A magnificent 213-year-old white ash on Circle Drive is about to be destroyed to permit the construction of a new house, notwithstanding the fact that it is the subject of a Category II forest conservation easement that was to preserve it and "run with the land in perpetuity." The tree is about a foot from the existing 100-year-old farm house and its massive roots extend under and around the house. The developer and the county tree staff are asserting that the existing house can be razed and a new house constructed on the same spot as the existing house while still preserving the tree. We just didn’t believe that was possible. Because of the importance of this issue and because it involves the analysis of technical data, West Montgomery hired a noted arborist who is an expert in tree preservation. He has confirmed that the demolition and construction of the new house will result in excessive root damage and the death of the tree. The proposal will be presented for approval by the Montgomery Planning Board on Thursday, Sept. 29. West Montgomery plans to testify in opposition. If approved, this will set a terrible precedent and deal a major blow to the use of conservation easements, a major element of the forest conservation statute, to actually protect trees.

PLANNING AND ZONING

By George Barnes

Normandie Farm — Country Inn Zone — The long-awaited hearing on the zoning change for Normandy Farm has been postponed again, this time until mid December. We will plan to testify at the hearing about our concerns regarding the accessory uses which are permitted in the Country Inn Zone. The current owners have assured us that they do not intend to employ those accessory uses. Our concern is based on the fact that the uses are part of the zone, not a site plan or condition of approval which in the case of a subdivision or special exception would be binding on any future owner of the property. The plans which the owners have submitted, which do not include these other uses, are not binding on either these owners or possible future owners of the property.

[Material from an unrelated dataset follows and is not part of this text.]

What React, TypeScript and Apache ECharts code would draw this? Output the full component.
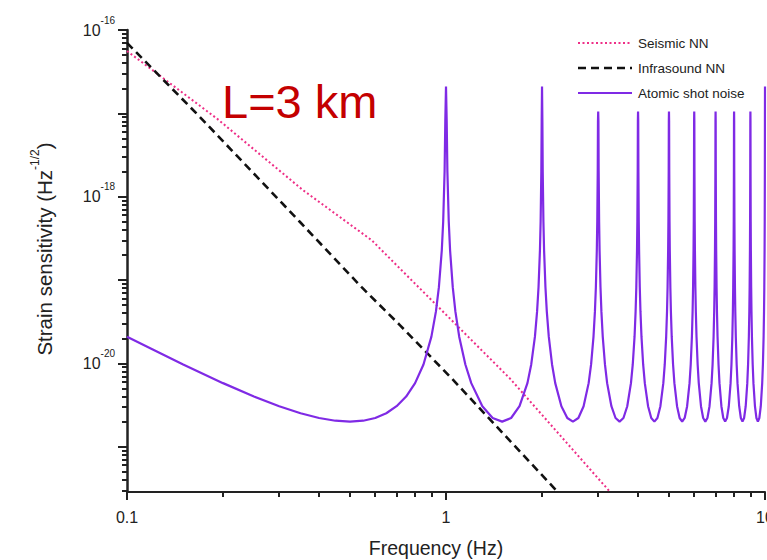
import React, { useEffect, useRef } from "react";
import * as echarts from "echarts";

// Tick positions (raw axis values)
const xMajorTicks = [0.1, 1, 10];
const xMinorTicks = [0.2, 0.3, 0.4, 0.5, 0.6, 0.7, 0.8, 0.9, 2, 3, 4, 5, 6, 7, 8, 9];
const yMajorExponents = [-21, -20, -19, -18, -17, -16];
const yLabelExponents = [-20, -18, -16];
const yMinorMultipliers = [2, 3, 4, 5, 6, 7, 8, 9];
const yMinorDecades = [-22, -21, -20, -19, -18, -17];
const xRange = [0.1, 10];
const yRange = [2.86e-22, 1e-16];

// Series values [frequency (Hz), strain (Hz^-1/2)]
const seismicNN: [number, number][] = [
  [0.1, 5.6e-17], [0.191, 8.7e-18], [0.356, 1.2e-18], [0.585, 3.0e-19],
  [0.726, 1.31e-19], [1.585, 6.6e-21], [3.26, 2.9e-22],
];

const infrasoundNN: [number, number][] = [
  [0.1, 7.0e-17], [0.169, 9.1e-18], [0.348, 5.0e-19], [0.544, 8.2e-20],
  [0.718, 2.86e-20], [1.042, 6.6e-21], [2.24, 2.86e-22],
];

const atomicShotNoise: [number, number][] = [
  [0.1, 2.09e-20], [0.12, 1.48e-20], [0.15, 9.7e-21], [0.2, 5.79e-21], [0.25, 4.0e-21],
  [0.3, 3.06e-21], [0.35, 2.52e-21], [0.4, 2.21e-21], [0.45, 2.05e-21], [0.5, 2.0e-21],
  [0.55, 2.05e-21], [0.6, 2.21e-21], [0.65, 2.52e-21], [0.7, 3.06e-21], [0.75, 4.0e-21],
  [0.8, 5.79e-21], [0.85, 9.7e-21], [0.9, 2.09e-20], [0.93, 4.2e-20], [0.95, 8.2e-20],
  [0.97, 2.26e-19], [0.98, 5.07e-19], [0.99, 2.03e-18], [0.995, 8.1e-18], [1.0, 2.1e-17],

  [1.005, 8.1e-18], [1.01, 2.03e-18], [1.02, 5.07e-19], [1.03, 2.26e-19], [1.05, 8.2e-20],
  [1.07, 4.2e-20], [1.1, 2.09e-20], [1.15, 9.7e-21], [1.2, 5.79e-21], [1.3, 3.06e-21],
  [1.4, 2.21e-21], [1.5, 2.0e-21], [1.6, 2.21e-21], [1.7, 3.06e-21], [1.8, 5.79e-21],
  [1.85, 9.7e-21], [1.9, 2.09e-20], [1.93, 4.2e-20], [1.95, 8.2e-20], [1.97, 2.26e-19],
  [1.98, 5.07e-19], [1.99, 2.03e-18], [1.995, 8.1e-18], [2.0, 2.1e-17],

  [2.005, 8.1e-18], [2.01, 2.03e-18], [2.02, 5.07e-19], [2.03, 2.26e-19], [2.05, 8.2e-20],
  [2.07, 4.2e-20], [2.1, 2.09e-20], [2.15, 9.7e-21], [2.2, 5.79e-21], [2.3, 3.06e-21],
  [2.4, 2.21e-21], [2.5, 2.0e-21], [2.6, 2.21e-21], [2.7, 3.06e-21], [2.8, 5.79e-21],
  [2.85, 9.7e-21], [2.9, 2.09e-20], [2.93, 4.2e-20], [2.95, 8.2e-20], [2.97, 2.26e-19],
  [2.98, 5.07e-19], [2.99, 2.03e-18], [2.995, 8.1e-18], [3.0, 1.05e-17],

  [3.005, 8.1e-18], [3.01, 2.03e-18], [3.02, 5.07e-19], [3.03, 2.26e-19], [3.05, 8.2e-20],
  [3.07, 4.2e-20], [3.1, 2.09e-20], [3.15, 9.7e-21], [3.2, 5.79e-21], [3.3, 3.06e-21],
  [3.4, 2.21e-21], [3.5, 2.0e-21], [3.6, 2.21e-21], [3.7, 3.06e-21], [3.8, 5.79e-21],
  [3.85, 9.7e-21], [3.9, 2.09e-20], [3.93, 4.2e-20], [3.95, 8.2e-20], [3.97, 2.26e-19],
  [3.98, 5.07e-19], [3.99, 2.03e-18], [3.995, 8.1e-18], [4.0, 1.05e-17],

  [4.005, 8.1e-18], [4.01, 2.03e-18], [4.02, 5.07e-19], [4.03, 2.26e-19], [4.05, 8.2e-20],
  [4.07, 4.2e-20], [4.1, 2.09e-20], [4.15, 9.7e-21], [4.2, 5.79e-21], [4.3, 3.06e-21],
  [4.4, 2.21e-21], [4.5, 2.0e-21], [4.6, 2.21e-21], [4.7, 3.06e-21], [4.8, 5.79e-21],
  [4.85, 9.7e-21], [4.9, 2.09e-20], [4.93, 4.2e-20], [4.95, 8.2e-20], [4.97, 2.26e-19],
  [4.98, 5.07e-19], [4.99, 2.03e-18], [4.995, 8.1e-18], [5.0, 1.05e-17],

  [5.005, 8.1e-18], [5.01, 2.03e-18], [5.02, 5.07e-19], [5.03, 2.26e-19], [5.05, 8.2e-20],
  [5.07, 4.2e-20], [5.1, 2.09e-20], [5.15, 9.7e-21], [5.2, 5.79e-21], [5.3, 3.06e-21],
  [5.4, 2.21e-21], [5.5, 2.0e-21], [5.6, 2.21e-21], [5.7, 3.06e-21], [5.8, 5.79e-21],
  [5.85, 9.7e-21], [5.9, 2.09e-20], [5.93, 4.2e-20], [5.95, 8.2e-20], [5.97, 2.26e-19],
  [5.98, 5.07e-19], [5.99, 2.03e-18], [5.995, 8.1e-18], [6.0, 1.05e-17],

  [6.005, 8.1e-18], [6.01, 2.03e-18], [6.02, 5.07e-19], [6.03, 2.26e-19], [6.05, 8.2e-20],
  [6.07, 4.2e-20], [6.1, 2.09e-20], [6.15, 9.7e-21], [6.2, 5.79e-21], [6.3, 3.06e-21],
  [6.4, 2.21e-21], [6.5, 2.0e-21], [6.6, 2.21e-21], [6.7, 3.06e-21], [6.8, 5.79e-21],
  [6.85, 9.7e-21], [6.9, 2.09e-20], [6.93, 4.2e-20], [6.95, 8.2e-20], [6.97, 2.26e-19],
  [6.98, 5.07e-19], [6.99, 2.03e-18], [6.995, 8.1e-18], [7.0, 1.05e-17],

  [7.005, 8.1e-18], [7.01, 2.03e-18], [7.02, 5.07e-19], [7.03, 2.26e-19], [7.05, 8.2e-20],
  [7.07, 4.2e-20], [7.1, 2.09e-20], [7.15, 9.7e-21], [7.2, 5.79e-21], [7.3, 3.06e-21],
  [7.4, 2.21e-21], [7.5, 2.0e-21], [7.6, 2.21e-21], [7.7, 3.06e-21], [7.8, 5.79e-21],
  [7.85, 9.7e-21], [7.9, 2.09e-20], [7.93, 4.2e-20], [7.95, 8.2e-20], [7.97, 2.26e-19],
  [7.98, 5.07e-19], [7.99, 2.03e-18], [7.995, 8.1e-18], [8.0, 1.05e-17],

  [8.005, 8.1e-18], [8.01, 2.03e-18], [8.02, 5.07e-19], [8.03, 2.26e-19], [8.05, 8.2e-20],
  [8.07, 4.2e-20], [8.1, 2.09e-20], [8.15, 9.7e-21], [8.2, 5.79e-21], [8.3, 3.06e-21],
  [8.4, 2.21e-21], [8.5, 2.0e-21], [8.6, 2.21e-21], [8.7, 3.06e-21], [8.8, 5.79e-21],
  [8.85, 9.7e-21], [8.9, 2.09e-20], [8.93, 4.2e-20], [8.95, 8.2e-20], [8.97, 2.26e-19],
  [8.98, 5.07e-19], [8.99, 2.03e-18], [8.995, 8.1e-18], [9.0, 1.05e-17],

  [9.005, 8.1e-18], [9.01, 2.03e-18], [9.02, 5.07e-19], [9.03, 2.26e-19], [9.05, 8.2e-20],
  [9.07, 4.2e-20], [9.1, 2.09e-20], [9.15, 9.7e-21], [9.2, 5.79e-21], [9.3, 3.06e-21],
  [9.4, 2.21e-21], [9.5, 2.0e-21], [9.6, 2.21e-21], [9.7, 3.06e-21], [9.8, 5.79e-21],
  [9.85, 9.7e-21], [9.9, 2.09e-20], [9.93, 4.2e-20], [9.95, 8.2e-20], [9.97, 2.26e-19],
  [9.98, 5.07e-19], [9.99, 2.03e-18], [9.995, 8.1e-18], [10.0, 2.1e-17],
];

const seriesNames = ["Seismic NN", "Infrasound NN", "Atomic shot noise"];
const annotation = "L=3 km";

const lg = (v: number) => Math.log10(v);
const toLog = (pts: [number, number][]) => pts.map(([f, h]) => [lg(f), lg(h)]);

const FONT = "'Liberation Sans', Arial, Helvetica, sans-serif";
const INK = "#222";

const PINK = "#ee2f87";
const BLACK = "#111";
const PURPLE = "#7f2ae5";

const seriesStyles = [
  { color: PINK, width: 2, dash: [2, 2.5] },
  { color: BLACK, width: 2.6, dash: [8, 5] },
  { color: PURPLE, width: 2.2, dash: null as number[] | null },
];

export default function App() {
  const ref = useRef<HTMLDivElement>(null);

  useEffect(() => {
    if (!ref.current) return;
    const chart = echarts.init(ref.current, null, { renderer: "svg" });

    const xMin = lg(xRange[0]);
    const xMax = lg(xRange[1]);
    const yMin = lg(yRange[0]);
    const yMax = lg(yRange[1]);

    const yMinor: number[] = [];
    yMinorDecades.forEach((e) =>
      yMinorMultipliers.forEach((k) => {
        const v = lg(k) + e;
        if (v > yMin && v < yMax) yMinor.push(v);
      })
    );

    const xLabel = (v: number) => {
      const t = xMajorTicks.find((m) => Math.abs(lg(m) - v) < 1e-6);
      return t === undefined ? "" : String(t);
    };

    const tickLine = { color: INK, width: 2 };
    const hiddenLine = { show: true, onZero: false, lineStyle: { color: INK, width: 0, opacity: 0 } };

    // Manual legend drawn with graphic elements
    const legendX = 578;
    const legendY = [43, 68, 93];
    const legendGraphics: any[] = [];
    seriesNames.forEach((name, i) => {
      const st = seriesStyles[i];
      legendGraphics.push({
        type: "line",
        shape: { x1: legendX, y1: legendY[i], x2: legendX + 54, y2: legendY[i] },
        style: {
          stroke: st.color,
          lineWidth: st.width,
          lineDash: st.dash || undefined,
        },
      });
      legendGraphics.push({
        type: "text",
        x: legendX + 60,
        y: legendY[i],
        style: {
          text: name,
          fill: INK,
          fontSize: 13.5,
          fontFamily: FONT,
          align: "left",
          verticalAlign: "middle",
        },
      });
    });

    chart.setOption({
      animation: false,
      textStyle: { fontFamily: FONT },
      grid: { left: 127, right: 2, top: 30, bottom: 68, outerBoundsMode: "none", containLabel: false },
      xAxis: [
        {
          type: "value",
          min: xMin,
          max: xMax,
          interval: 1,
          position: "bottom",
          axisLine: { show: true, onZero: false, lineStyle: { color: INK, width: 2 } },
          axisTick: { show: true, length: 8, lineStyle: tickLine, customValues: xMajorTicks.map(lg) },
          axisLabel: {
            customValues: xMajorTicks.map(lg),
            margin: 17,
            fontSize: 16,
            color: INK,
            formatter: xLabel,
            showMinLabel: true,
            showMaxLabel: true,
          },
          splitLine: { show: false },
          name: "Frequency (Hz)",
          nameLocation: "middle",
          nameGap: 46,
          nameTextStyle: { fontSize: 19.5, color: INK, padding: [0, 20, 0, 0] },
        },
        {
          type: "value",
          min: xMin,
          max: xMax,
          position: "bottom",
          axisLine: hiddenLine,
          axisTick: { show: true, length: 5, lineStyle: tickLine, customValues: xMinorTicks.map(lg) },
          axisLabel: { show: true, customValues: xMinorTicks.map(lg), formatter: () => "" },
          splitLine: { show: false },
        },
      ],
      yAxis: [
        {
          type: "value",
          min: yMin,
          max: yMax,
          position: "left",
          axisLine: { show: true, onZero: false, lineStyle: { color: INK, width: 2.5 } },
          axisTick: { show: true, length: 9, lineStyle: tickLine, customValues: yMajorExponents },
          axisLabel: {
            customValues: yLabelExponents,
            margin: 12,
            color: INK,
            formatter: (v: number) => `{b|10}{s|${Math.round(v)}}`,
            rich: {
              b: { fontSize: 16, color: INK, fontFamily: FONT },
              s: { fontSize: 10, color: INK, fontFamily: FONT, padding: [0, 0, 20, 0] },
            },
          },
          splitLine: { show: false },
          name: "Strain sensitivity (Hz{s|-1/2})",
          nameLocation: "middle",
          nameRotate: 90,
          nameGap: 68,
          nameTextStyle: {
            fontSize: 20.5,
            color: INK,
            padding: [0, 0, 0, 24],
            rich: {
              s: { fontSize: 12, color: INK, fontFamily: FONT, padding: [0, 0, 18, 0] },
            },
          },
        },
        {
          type: "value",
          min: yMin,
          max: yMax,
          position: "left",
          axisLine: hiddenLine,
          axisTick: { show: true, length: 5, lineStyle: tickLine, customValues: yMinor },
          axisLabel: { show: true, customValues: yMinor, formatter: () => "" },
          splitLine: { show: false },
        },
      ],
      series: seriesNames.map((name, i) => ({
        name,
        type: "line",
        data: toLog([seismicNN, infrasoundNN, atomicShotNoise][i]),
        symbol: "none",
        showSymbol: false,
        clip: true,
        lineStyle: {
          color: seriesStyles[i].color,
          width: seriesStyles[i].width,
          type: seriesStyles[i].dash || "solid",
        },
        itemStyle: { color: seriesStyles[i].color },
      })),
      graphic: [
        {
          type: "text",
          x: 222,
          y: 101,
          style: {
            text: annotation,
            fill: "#c40000",
            fontSize: 47,
            fontFamily: FONT,
            align: "left",
            verticalAlign: "middle",
          },
        },
        ...legendGraphics,
      ],
    });

    return () => chart.dispose();
  }, []);

  return (
    <div
      ref={ref}
      style={{ position: "fixed", left: 0, top: 0, width: 767, height: 560, background: "#fff" }}
    />
  );
}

South Glen Road — A subdivision plan has been submitted for four lots, one existing house and three additional houses at 11111 South Glen Rd. The property is within the sewer envelope and therefore does not require a sewer category change. An easement across a neighboring property would be necessary. One of the lots would have a 42,000 sq. ft. Cat. 1 Conservation Easement which would preserve a number of the specimen trees on the property.

Special Exception: An application has been filed for a Special Exception pursuant to Section 59-G-2.49 ( Equestrian facility in a residential zone) for five horses, a two-story 2400-sq.-ft. barn, fencing and paddock areas. The property is located at 11001 Glen Rd. A hearing date has been scheduled for early November.

Sewer Category Change Requests — The Council will hold a public hearing on sewer Category change requests in our area will be held on Sept. 29. WMCCA will testify on several. We will update the membership on the outcome at the October meeting.